[论文解读] Universal spacetimes

Universal spacetimes are spacetimes for which all conserved symmetric rank-2 tensors, constructed as contractions of polynomials from the metric, the Riemann tensor and its covariant derivatives of arbitrary order, are multiples of the metric. Consequently, metrics of universal spacetimes solve vacuum equations of all gravitational theories with Lagrangian being a polynomial curvature invariant constructed from the metric, the Riemann tensor and its derivatives of arbitrary order. In the literature, universal metrics are also discussed as metrics with vanishing quantum corrections and as classical solutions to string theory. Widely known examples of universal metrics are certain Ricci-flat pp waves. In this paper, we start a general study of geometric properties of universal metrics in arbitrary dimension and we arrive at a broader class of such metrics. In contrast with pp waves, these universal metrics also admit non-vanishing cosmological constant and in general do not have to possess a covariantly constant or recurrent null vector field.

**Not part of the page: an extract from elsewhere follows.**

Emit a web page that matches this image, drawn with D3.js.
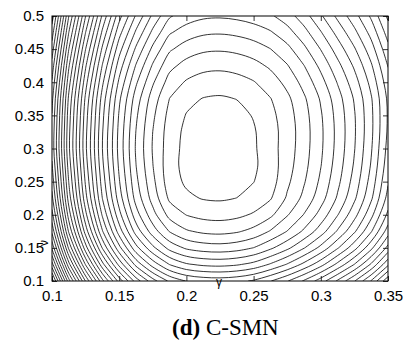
<!DOCTYPE html>
<html>
<head>
<meta charset="utf-8">
<script src="https://cdn.jsdelivr.net/npm/d3@7"></script>
<style>
  body { margin: 0; background: #fff; }
  svg { display: block; }
  .tick text { font-family: "Liberation Sans", Arial, sans-serif; font-size: 15px; fill: #000; }
</style>
</head>
<body>
<div id="chart"></div>
<script>
// sample grid: value = number of contour lines away from the minimum
const gammaGrid = [0.1, 0.1125, 0.125, 0.1375, 0.15, 0.1625, 0.175, 0.1875, 0.2, 0.2125, 0.225,
  0.2375, 0.25, 0.2625, 0.275, 0.2875, 0.3, 0.3125, 0.325, 0.3375, 0.35];
const nuGrid = [0.5, 0.475, 0.45, 0.425, 0.4, 0.375, 0.35, 0.325, 0.3, 0.275, 0.25, 0.225, 0.2, 0.175, 0.15, 0.125, 0.1];

const surface = [
  [31.52, 25.02, 20.02, 15.82, 12.37, 9.87, 7.77, 6.12, 5.52, 5.19, 5.12, 5.23, 5.47, 5.85, 6.53, 7.56, 8.85, 10.24, 11.61, 13.18, 15.22],
  [30.49, 23.99, 18.99, 14.79, 11.35, 8.82, 6.74, 5.11, 4.49, 4.16, 4.09, 4.21, 4.47, 4.89, 5.60, 6.63, 7.92, 9.32, 10.73, 12.34, 14.43],
  [29.51, 23.01, 18.01, 13.81, 10.38, 7.82, 5.75, 4.15, 3.51, 3.18, 3.11, 3.23, 3.51, 3.98, 4.71, 5.76, 7.04, 8.46, 9.89, 11.56, 13.69],
  [28.63, 22.13, 17.13, 12.93, 9.51, 6.92, 4.87, 3.29, 2.63, 2.30, 2.23, 2.36, 2.66, 3.17, 3.93, 4.98, 6.26, 7.69, 9.16, 10.87, 13.05],
  [27.89, 21.39, 16.39, 12.19, 8.79, 6.16, 4.13, 2.57, 1.89, 1.57, 1.49, 1.63, 1.94, 2.50, 3.29, 4.35, 5.62, 7.07, 8.56, 10.32, 12.56],
  [27.28, 20.78, 15.78, 11.58, 8.19, 5.52, 3.51, 1.98, 1.27, 0.96, 0.88, 1.02, 1.36, 1.96, 2.77, 3.84, 5.11, 6.57, 8.10, 9.90, 12.19],
  [26.96, 20.46, 15.46, 11.26, 7.88, 5.18, 3.19, 1.68, 0.95, 0.64, 0.56, 0.71, 1.06, 1.71, 2.55, 3.62, 4.89, 6.36, 7.92, 9.78, 12.11],
  [26.77, 20.27, 15.27, 11.07, 7.70, 4.97, 2.99, 1.51, 0.76, 0.45, 0.37, 0.52, 0.90, 1.59, 2.45, 3.54, 4.80, 6.29, 7.88, 9.78, 12.16],
  [26.70, 20.20, 15.20, 11.00, 7.64, 4.88, 2.92, 1.46, 0.69, 0.38, 0.30, 0.46, 0.86, 1.59, 2.48, 3.57, 4.83, 6.33, 7.95, 9.90, 12.33],
  [27.10, 20.52, 15.46, 11.20, 7.80, 5.01, 3.02, 1.36, 0.70, 0.44, 0.37, 0.51, 0.84, 1.47, 2.58, 3.68, 4.96, 6.48, 8.12, 10.09, 12.55],
  [27.62, 20.96, 15.83, 11.53, 8.08, 5.25, 3.25, 1.43, 0.85, 0.62, 0.56, 0.68, 0.98, 1.53, 2.79, 3.91, 5.20, 6.74, 8.40, 10.40, 12.89],
  [28.27, 21.53, 16.34, 11.98, 8.50, 5.63, 3.60, 1.81, 1.19, 0.94, 0.88, 1.01, 1.32, 1.91, 3.14, 4.27, 5.58, 7.14, 8.82, 10.84, 13.36],
  [29.34, 22.52, 17.27, 12.86, 9.33, 6.43, 4.37, 2.66, 1.97, 1.69, 1.62, 1.76, 2.12, 2.78, 3.91, 5.05, 6.38, 7.95, 9.65, 11.70, 14.25],
  [30.76, 23.85, 18.54, 14.08, 10.51, 7.58, 5.49, 3.94, 3.12, 2.80, 2.71, 2.88, 3.30, 4.08, 5.03, 6.18, 7.52, 9.12, 10.84, 12.91, 15.49],
  [32.80, 25.81, 20.44, 15.92, 12.31, 9.34, 7.24, 5.67, 4.84, 4.51, 4.42, 4.59, 5.02, 5.81, 6.76, 7.94, 9.29, 10.90, 12.64, 14.74, 17.35],
  [35.42, 28.35, 22.91, 18.35, 14.69, 11.69, 9.56, 7.97, 7.13, 6.80, 6.71, 6.88, 7.31, 8.11, 9.08, 10.27, 11.64, 13.27, 15.03, 17.15, 19.79],
  [38.57, 31.42, 25.92, 21.30, 17.60, 14.57, 12.41, 10.81, 9.96, 9.62, 9.53, 9.71, 10.14, 10.95, 11.93, 13.13, 14.51, 16.16, 17.95, 20.09, 22.76]
];

const levels = [1, 2, 3, 4, 5, 6, 7, 8, 9, 10, 11, 12, 13, 14, 15, 16, 17, 18, 19, 20,
  21, 22, 23, 24, 25, 26, 27, 28, 29, 30, 31, 32, 33, 34, 35, 36, 37, 38, 39, 40];

const xTicks = [0.1, 0.15, 0.2, 0.25, 0.3, 0.35];
const yTicks = [0.1, 0.15, 0.2, 0.25, 0.3, 0.35, 0.4, 0.45, 0.5];

const margin = {top: 16, left: 52};
const width = 336, height = 265;

const svg = d3.select("#chart").append("svg")
  .attr("width", 414)
  .attr("height", 341);

const g = svg.append("g")
  .attr("transform", "translate(" + margin.left + "," + margin.top + ")");

const x = d3.scaleLinear().domain([0.1, 0.35]).range([0, width]);
const y = d3.scaleLinear().domain([0.1, 0.5]).range([height, 0]);

// grid index -> parameter value
const colToGamma = d3.scaleLinear().domain(gammaGrid.map((d, i) => i)).range(gammaGrid);
const rowToNu = d3.scaleLinear().domain(nuGrid.map((d, i) => i)).range(nuGrid);

g.append("clipPath").attr("id", "plotclip")
  .append("rect").attr("width", width).attr("height", height);

const nx = gammaGrid.length, ny = nuGrid.length;
const bands = d3.contours().size([nx, ny]).thresholds(levels)(surface.flat());

const onEdge = p => p[0] <= 0 || p[0] >= nx || p[1] <= 0 || p[1] >= ny;
const toPx = p => [x(colToGamma(p[0] - 0.5)), y(rowToNu(p[1] - 0.5))];

// cut each ring where it runs along the outside of the grid
function pieces(ring) {
  const pts = ring.slice(0, -1);
  const k = pts.findIndex(onEdge);
  if (k < 0) return [{closed: true, pts: pts}];
  const rot = pts.slice(k).concat(pts.slice(0, k));
  const out = [];
  let cur = [];
  rot.forEach(p => {
    if (onEdge(p)) {
      if (cur.length > 1) out.push({closed: false, pts: cur});
      cur = [];
    } else cur.push(p);
  });
  if (cur.length > 1) out.push({closed: false, pts: cur});
  return out;
}

const lines = [];
bands.forEach(b => {
  b.coordinates.forEach(poly => poly.forEach(ring => {
    pieces(ring).forEach(pc => lines.push({closed: pc.closed, pts: pc.pts.map(toPx)}));
  }));
});

const lineOpen = d3.line().curve(d3.curveCatmullRom.alpha(0.5));
const lineClosed = d3.line().curve(d3.curveCatmullRomClosed.alpha(0.5));

g.append("g")
  .attr("clip-path", "url(#plotclip)")
  .selectAll("path")
  .data(lines)
  .enter()
    .append("path")
    .attr("d", d => d.closed ? lineClosed(d.pts) : lineOpen(d.pts))
    .attr("fill", "none")
    .attr("stroke", "#000")
    .attr("stroke-width", 0.8);

// axes, MATLAB style: ticks point inward on all four sides
const fmt = d => String(+d.toFixed(2));

g.append("g")
  .attr("transform", "translate(0," + height + ")")
  .call(d3.axisBottom(x).tickValues(xTicks).tickFormat(fmt).tickSize(-5).tickPadding(9));

g.append("g")
  .call(d3.axisLeft(y).tickValues(yTicks).tickFormat(fmt).tickSize(-5).tickPadding(8));

g.append("g")
  .call(d3.axisTop(x).tickValues(xTicks).tickFormat("").tickSize(-5));

g.append("g")
  .attr("transform", "translate(" + width + ",0)")
  .call(d3.axisRight(y).tickValues(yTicks).tickFormat("").tickSize(-5));

g.selectAll(".domain").remove();
g.selectAll(".tick line").attr("stroke", "#000").attr("stroke-width", 0.8);

g.append("rect")
  .attr("width", width)
  .attr("height", height)
  .attr("fill", "none")
  .attr("stroke", "#000")
  .attr("stroke-width", 1);

// axis names
svg.append("text")
  .attr("x", 219)
  .attr("y", 286)
  .attr("text-anchor", "middle")
  .style("font-family", "'Liberation Sans', Arial, sans-serif")
  .style("font-size", "12px")
  .text("γ");

svg.append("text")
  .attr("transform", "translate(48,243) rotate(-90)")
  .attr("text-anchor", "middle")
  .style("font-family", "'Liberation Sans', Arial, sans-serif")
  .style("font-size", "12px")
  .text("ν");

// caption
const cap = svg.append("text")
  .attr("x", 172)
  .attr("y", 335)
  .style("font-family", "'Liberation Serif', 'Times New Roman', serif")
  .style("font-size", "23px");
cap.append("tspan").style("font-weight", "bold").text("(d)");
cap.append("tspan").text(" C-SMN");
</script>
</body>
</html>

First, we show that a universal spacetime is necessarily a CSI spacetime, i.e. all curvature invariants constructed from the Riemann tensor and its derivatives are constant. Then we focus on type N spacetimes, where we arrive at a simple necessary and sufficient condition: a type N spacetime is universal if and only if it is an Einstein Kundt spacetime. A class of type III Kundt universal metrics is also found. Several explicit examples of universal metrics are presented.